Cyclists gather outside St Michael’s Church in Coxwold, North Yorkshire, before a Service of Remembrance which has taken place annually since the 1920s. This year’s service is on the 8th May. Photo: Graeme Holdsworth (Twitter: @balancingonmy_).

Cyclists gather outside St Michael’s Church in Coxwold, North Yorkshire, before a Service of Remembrance which has taken place annually since the 1920s. This year’s service is on the 8th May.
Photo: Graeme Holdsworth (Twitter: @balancingonmy_).

This is a special longest running cycling church service and coming up in May 2016. One of only two remaining Cyclists’ Church Services in the UK reaches a milestone at 1:30pm on Sunday 8th May 2016, with 300+ cyclists, including the Bishop of Selby, expected in the North Yorkshire village of Coxwold for the 90th annual Service of Remembrance.

The Coxwold service started in the years after the First World War, as one of over 200 such services across the UK established by cycling groups to honour fallen colleagues and to celebrate the safe return of fellow riders.

By the 1960s many of these had dwindled away and today, aside from Coxwold, there is just one similar surviving Cyclists’ Memorial Service, held annually in Meriden, near Coventry. Both events have seen something of a revival in recent years as the popularity of cycling has increased.

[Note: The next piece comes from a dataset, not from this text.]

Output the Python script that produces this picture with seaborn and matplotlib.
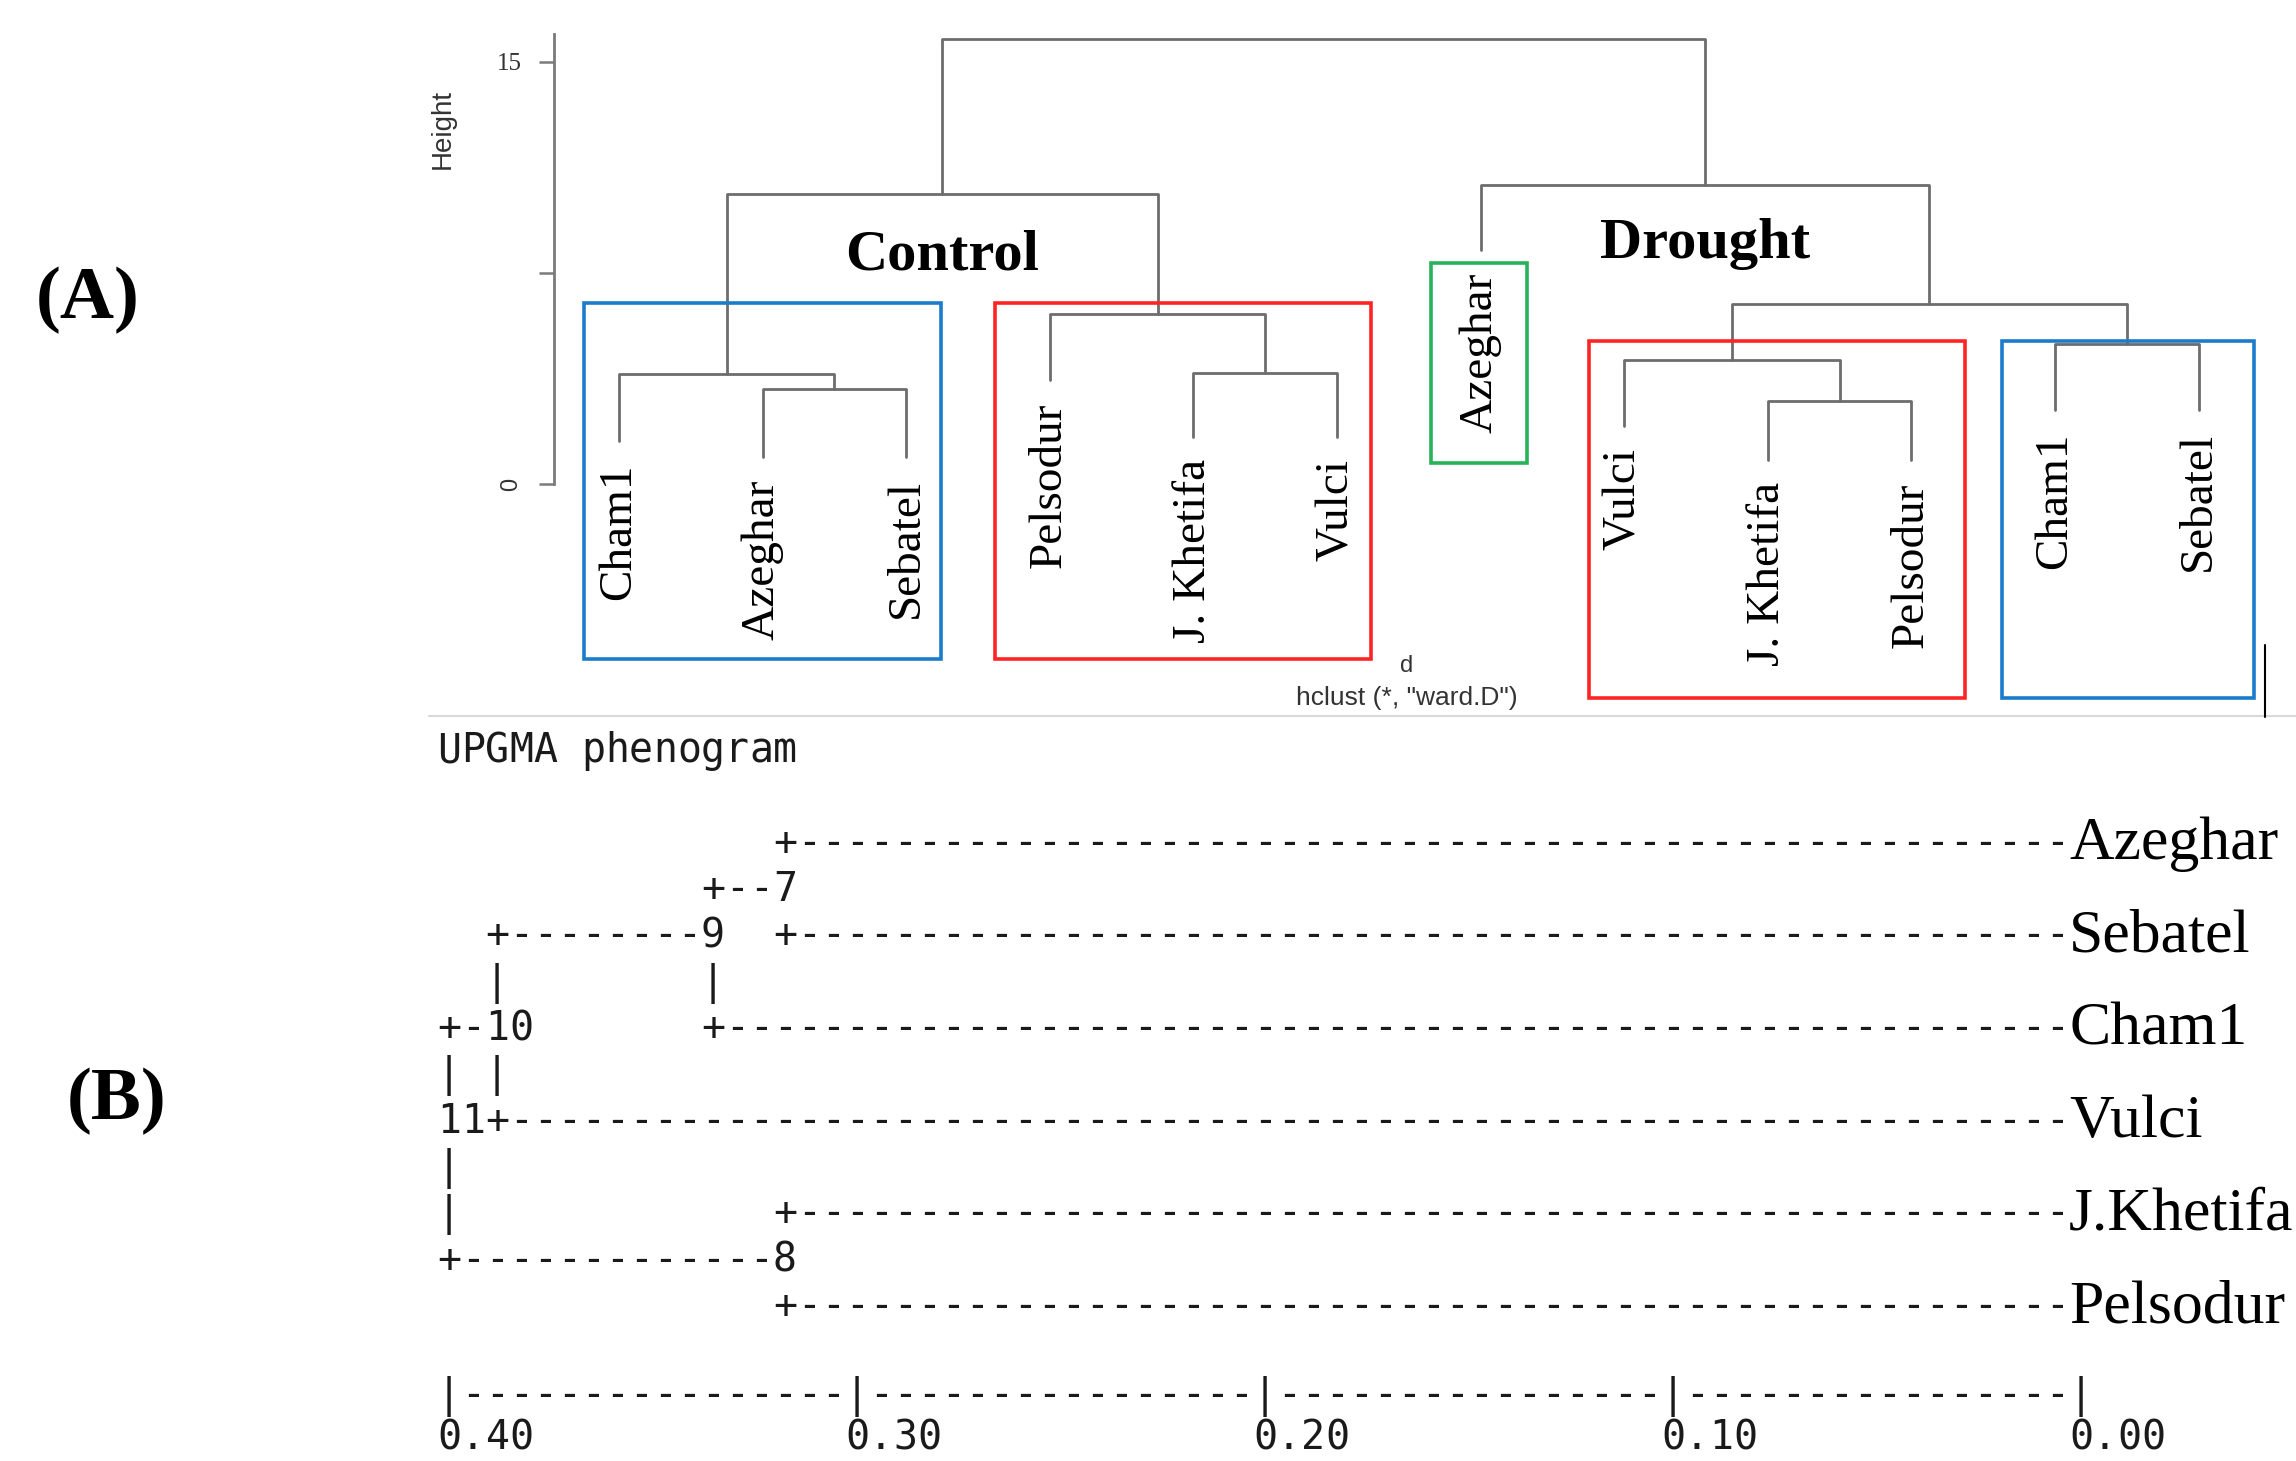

Some 90 years since it started, around 300 cyclists are expected to come to Coxwold, a picturesque village around 20 miles north of York, to join the 2016 Service of Remembrance at St. Michaels Church. The Bishop of Selby, The Reverend Canon Dr John Thomson, a cyclist himself, will be the guest preacher at the 45 minute service.

Many participants ride to the service from miles around, in groups or alone, while others whose long-distance years are behind them often ride just a short way through the village to the service itself.

Local branches of the Cyclists’ Touring Club arrange rides to the Service from Hull, York, Leeds, Malton and Teesside, and other cycling clubs often attend, too. Local residents and visitors are also most welcome. Refreshments, in the form of a home made food mountain and gallons of tea, are on sale at the Village Hall from 11AM, and after the service.

One of the organisers, Judy Webb, adds “it is a very special village, a special church and a wonderful service”.  Judy also comments on the history of the service starting in 1927 by its then Vicar, the Rev Gibson Black, after a chance meeting in the village with two passing cyclists from Teeside.  In the early days the church was apparently filled to overflowing, with a loudspeaker relaying the service to those who arrived late and could not get in.  The chuch itself dates from C1430, although there is reputed to have been a place of worship on the site since AD700.

Judy also adds that the service always start with the same hymn ‘To Be  Pilgrim’ and “it’s an intensely moving moment and the highlight of my year.”

The Coxwold Cyclists’ Service of Remembrance is a colourful, characterful and very British traditional event which has been respectfully carrying on the solemn tradition of Remembrance for almost a century. All are most welcome in Coxwold on the 8th of May for the 90th anniversary service.